Henri Weber est décédé le dimanche 26 avril 2020. Il était une figure emblématique du parcours social et idéologique de nombreux militants soixanthuitards , marxistes dissidents et anarchistes de toutes obédiences.

Un hommage quasi unanime a salué son action. De l’extrême gauche révolutionnaire avec le NPA (Nouveau parti anticapitaliste), le nouvel habit de la LCR (Ligue communiste révolutionnaire), à l’oligarchie politico-médiatique de l’État profond, dont Radio France, la radio orwellienne, Le Monde, Médiapart, le Huffington Post, Marianne, Libération, la fondation Jean Jaurès, le PS… sans oublier Carla Bruni-Sarkozy…

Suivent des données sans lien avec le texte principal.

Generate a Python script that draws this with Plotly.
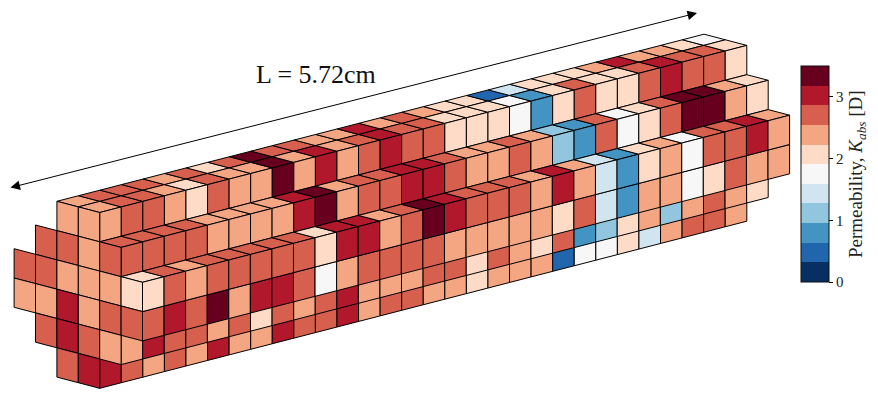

Une tradition familiale de gauche

Les parents d’Henri Weber sont polonais. En août 1939, après le pacte germano-soviétique de partage de la Pologne, ils décident de partir en URSS. Son père, de formation horlogère, doit s’y improviser un emploi de bûcheron et sa mère y est couturière. Henri Weber y naîtra en juin 1944. Après 1945, ses parents reviennent en Pologne. Ils la quitteront au bout de quatre ans pour cause d’antisémitisme. Ils s’installent en France dans le 20e arrondissement parisien.

Ils inscrivent leur fils Henri Weber au Hachomer Hatzaïr, organisation scoute juive de gauche, laïque et sioniste. Il y reçoit une formation à l’entraînement de groupe, qui lui sera utile à la LCR.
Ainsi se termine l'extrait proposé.